Why this cavalier attitude toward our young people and their mental health? How did we become so misguided as a society that we lost our way? When did we divorce the child from the family, believing that a child’s well-being was their own responsibility, their own creation? When did we come to believe that a child’s brain was the determinant of their mood, not their family and life circumstance? Why did we forget that families are the most powerful influence on a child, and that by working with the family, we can help the child? Isn’t that common sense? As a family therapist who has worked for many years with families with depressed or anxious adolescents, I, along with many of my family therapy colleagues, have watched in dismay how, over the last twenty years, mental health has been rebranded as a problem of brain chemistry. This framework, suggested by the pseudo-scientific phrase “chemical imbalance”, developed largely as the result of the lucrative alliance between the pharmaceutical industry and academic psychiatry.

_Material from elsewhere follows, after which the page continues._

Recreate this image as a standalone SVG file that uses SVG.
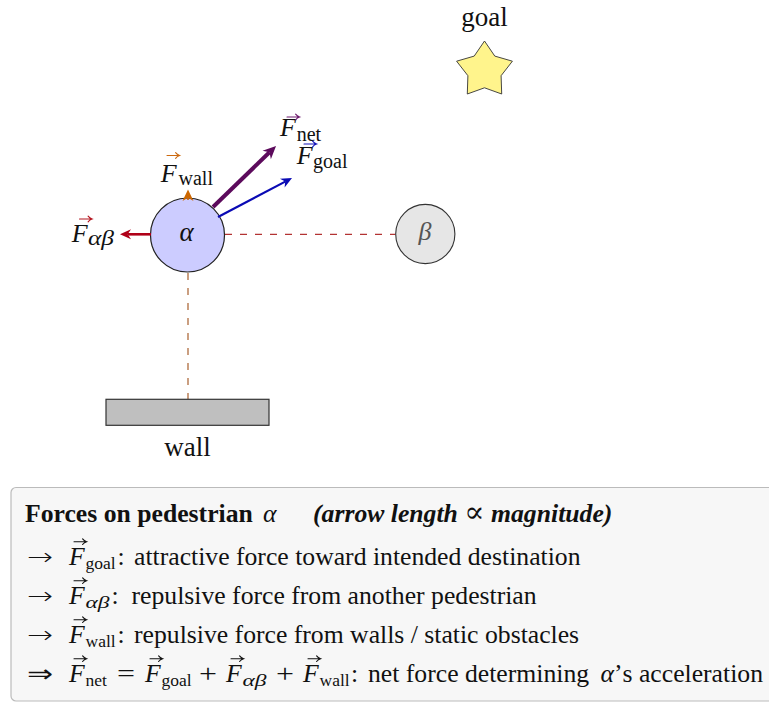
<svg xmlns="http://www.w3.org/2000/svg" xmlns:xlink="http://www.w3.org/1999/xlink" width="769" height="704" viewBox="0 0 769 704">
<style>
text{font-family:"Liberation Serif","DejaVu Serif",serif;fill:#111;}
.lab{font-size:27px;}
.F{font-size:26px;font-style:italic;}
.sub{font-size:20px;}
.lg{font-size:25.7px;}
.lgF{font-size:25.7px;font-style:italic;}
.lgs{font-size:17.5px;}
.it{font-style:italic;}
.sym{font-family:"DejaVu Sans",sans-serif;font-size:24px;font-weight:200;}
.cblue{fill:#1414b8;color:#1414b8;}
.cred{fill:#b4141e;color:#b4141e;}
.corange{fill:#cc6a10;color:#cc6a10;}
.cpurple{fill:#6e1a6e;color:#6e1a6e;}
.cpurple2{fill:#800080;color:#800080;}
</style>
<defs>
<path id="vec" d="M0,0 H12 M8.6,-2.8 Q10,-0.9 12.6,0 Q10,0.9 8.6,2.8" fill="none" stroke="currentColor" stroke-width="1.1" stroke-linecap="round"/>
<marker id="hnet" markerUnits="userSpaceOnUse" markerWidth="14" markerHeight="14" viewBox="0 -7 14 14" refX="3.9" refY="0" orient="auto" overflow="visible"><path d="M0,-6 L13,0 L0,6 L3.9,0 Z" fill="#5c0a5c"/></marker>
<marker id="hgoal" markerUnits="userSpaceOnUse" markerWidth="12" markerHeight="12" viewBox="0 -6 12 12" refX="3.3" refY="0" orient="auto" overflow="visible"><path d="M0,-5 L11,0 L0,5 L3.3,0 Z" fill="#0a0ab4"/></marker>
<marker id="hab" markerUnits="userSpaceOnUse" markerWidth="12" markerHeight="12" viewBox="0 -6 12 12" refX="3.3" refY="0" orient="auto" overflow="visible"><path d="M0,-5 L11,0 L0,5 L3.3,0 Z" fill="#b00018"/></marker>
<marker id="hwall" markerUnits="userSpaceOnUse" markerWidth="12" markerHeight="12" viewBox="0 -6 12 12" refX="3.3" refY="0" orient="auto" overflow="visible"><path d="M0,-5.5 L11.5,0 L0,5.5 L3.3,0 Z" fill="#cc6600"/></marker>
</defs>

<g id="connectors">
<line x1="225" y1="234.3" x2="395.5" y2="234.3" stroke="#a00000" stroke-width="1" stroke-dasharray="7 8"/>
<line x1="188" y1="273" x2="188" y2="399" stroke="#a0501a" stroke-width="1.1" stroke-dasharray="7 8"/>
</g>

<g id="goal">
<polygon points="484.5,41 494.8,56.1 512.4,61.2 501.1,75.7 501.7,94 484.5,87.8 467.3,94 467.9,75.7 456.6,61.2 474.2,56.1" fill="#fff48c" stroke="#333" stroke-width="0.9"/>
<text class="lab" x="484.5" y="26" text-anchor="middle">goal</text>
</g>

<g id="wall">
<rect x="106" y="399.3" width="163" height="26" fill="#bfbfbf" stroke="#333" stroke-width="1.2"/>
<text class="lab" x="187.5" y="456" text-anchor="middle">wall</text>
</g>

<g id="beta">
<circle cx="425.3" cy="234" r="29.6" fill="#e6e6e6" stroke="#333" stroke-width="1.1"/>
<text x="425" y="240" font-size="26" class="it" text-anchor="middle" style="fill:#555">β</text>
</g>

<g id="alpha">
<circle cx="187.5" cy="235" r="37" fill="#ccccff" stroke="#222" stroke-width="1.2"/>
<text x="186.5" y="241" font-size="27" class="it" text-anchor="middle">α</text>
</g>

<g id="forces">
<line x1="213" y1="207" x2="269.5" y2="152.3" stroke="#5c0a5c" stroke-width="4" marker-end="url(#hnet)"/>
<line x1="218" y1="217" x2="285.2" y2="181.6" stroke="#0a0ab4" stroke-width="2.2" marker-end="url(#hgoal)"/>
<line x1="151" y1="234.3" x2="127.7" y2="234.3" stroke="#b00018" stroke-width="2.6" marker-end="url(#hab)"/>
<line x1="188" y1="200" x2="188" y2="197.7" stroke="#cc6600" stroke-width="1.6" marker-end="url(#hwall)"/>
</g>

<g id="label-net" class="cpurple">
<text class="F" x="280" y="136">F</text><text class="sub" x="296.7" y="140.7">net</text>
<use href="#vec" x="287" y="117"/>
</g>
<g id="label-goal" class="cblue">
<text class="F" x="296.7" y="164">F</text><text class="sub" x="313" y="167.5">goal</text>
<use href="#vec" x="304" y="144"/>
</g>
<g id="label-wall" class="corange">
<text class="F" x="160.7" y="181.7">F</text><text class="sub" x="178.5" y="185">wall</text>
<use href="#vec" x="167" y="155.5"/>
</g>
<g id="label-ab" class="cred">
<text class="F" x="71.7" y="241.7">F</text><text class="sub it" x="88" y="245" textLength="26" lengthAdjust="spacingAndGlyphs">αβ</text>
<use href="#vec" x="79.5" y="219"/>
</g>

<g id="legend">
<rect x="11" y="487.5" width="790" height="213.5" rx="5" fill="#f7f7f7" stroke="#bbbbbb" stroke-width="1.2"/>
<text class="lg" x="25" y="521.7" font-weight="bold">Forces on pedestrian</text>
<text class="lg it" x="263" y="521.7">α</text>
<text class="lg" x="313" y="521.7" font-weight="bold" font-style="italic">(arrow length <tspan font-weight="normal" font-style="normal" font-family="DejaVu Serif" font-size="30">∝</tspan> magnitude)</text>

<g class="cblue"><text class="sym" x="27" y="565" textLength="26" lengthAdjust="spacingAndGlyphs">→</text></g>
<text class="lgF" x="69" y="565">F</text><text class="lgs" x="85.5" y="569">goal</text>
<use href="#vec" x="74" y="541.7" style="color:#111"/>
<text class="lg" x="117.5" y="565">:</text><text class="lg" x="134" y="565">attractive force toward intended destination</text>

<g class="cred"><text class="sym" x="27" y="604" textLength="26" lengthAdjust="spacingAndGlyphs">→</text></g>
<text class="lgF" x="69" y="604">F</text><text class="lgs it" x="85.5" y="608" textLength="24" lengthAdjust="spacingAndGlyphs">αβ</text>
<use href="#vec" x="74" y="580.7" style="color:#111"/>
<text class="lg" x="111.5" y="604">:</text><text class="lg" x="131.5" y="604">repulsive force from another pedestrian</text>

<g class="corange"><text class="sym" x="27" y="643" textLength="26" lengthAdjust="spacingAndGlyphs">→</text></g>
<text class="lgF" x="69" y="643">F</text><text class="lgs" x="85.5" y="647">wall</text>
<use href="#vec" x="74" y="619.7" style="color:#111"/>
<text class="lg" x="117.5" y="643">:</text><text class="lg" x="134" y="643">repulsive force from walls / static obstacles</text>

<g class="cpurple2"><text class="sym" x="27" y="682" textLength="26" lengthAdjust="spacingAndGlyphs">⇒</text></g>
<text class="lgF" x="69" y="682">F</text><text class="lgs" x="85.5" y="686">net</text>
<use href="#vec" x="74" y="658.7" style="color:#111"/>
<text class="lg" x="117" y="682" textLength="18" lengthAdjust="spacingAndGlyphs">=</text>
<text class="lgF" x="145" y="682">F</text><text class="lgs" x="161.5" y="686">goal</text>
<use href="#vec" x="150" y="658.7" style="color:#111"/>
<text class="lg" x="199" y="682" textLength="18" lengthAdjust="spacingAndGlyphs">+</text>
<text class="lgF" x="226" y="682">F</text><text class="lgs it" x="242.5" y="686" textLength="24" lengthAdjust="spacingAndGlyphs">αβ</text>
<use href="#vec" x="231" y="658.7" style="color:#111"/>
<text class="lg" x="276" y="682" textLength="18" lengthAdjust="spacingAndGlyphs">+</text>
<text class="lgF" x="303" y="682">F</text><text class="lgs" x="319.5" y="686">wall</text>
<use href="#vec" x="308" y="658.7" style="color:#111"/>
<text class="lg" x="351" y="682">:</text><text class="lg" x="368" y="682">net force determining</text>
<text class="lg" x="763" y="682" text-anchor="end"><tspan class="it">α</tspan>’s acceleration</text>
</g>
</svg>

I was fortunate enough to train with one of the creators of the family therapy model, Dr. Salvador Minuchin in the mid-1980’s. At this time, much was learned about how powerful family dynamics contribute to distress in children and methods were developed to treat these children in the context of the family. In this way of working, the Family is the patient. What we have learned, what we know, is that children feel deeply the tensions in the dynamic patterns of the family. Their distress is often a response to these disturbances, which they register with their feelings, their mood, their behavior. When we focus only on the child, treating their “symptoms” outside the context of the family, we increase the pain and responsibility that this young person already feels in spades.

Those of us who do therapy with whole families, who treat an adolescent’s emotional disturbance as a part of the larger family landscape, know the relief that the young person feels when they realize they are not “the problem.” If the therapy goes well, parents take responsibility for their contributions to distress in the family and for the child. This occurs with full support of the parents, since any damage they do is often inadvertent and a result of their own emotional wounds. The teen’s symptoms often recede as a result. If psychiatry and the broader psychotherapy community keep the focus on the young person’s brain instead of the family, we will continue to sacrifice these young people on the altar of the psychiatric/pharmaceutical industry. I believe as a society we can do better.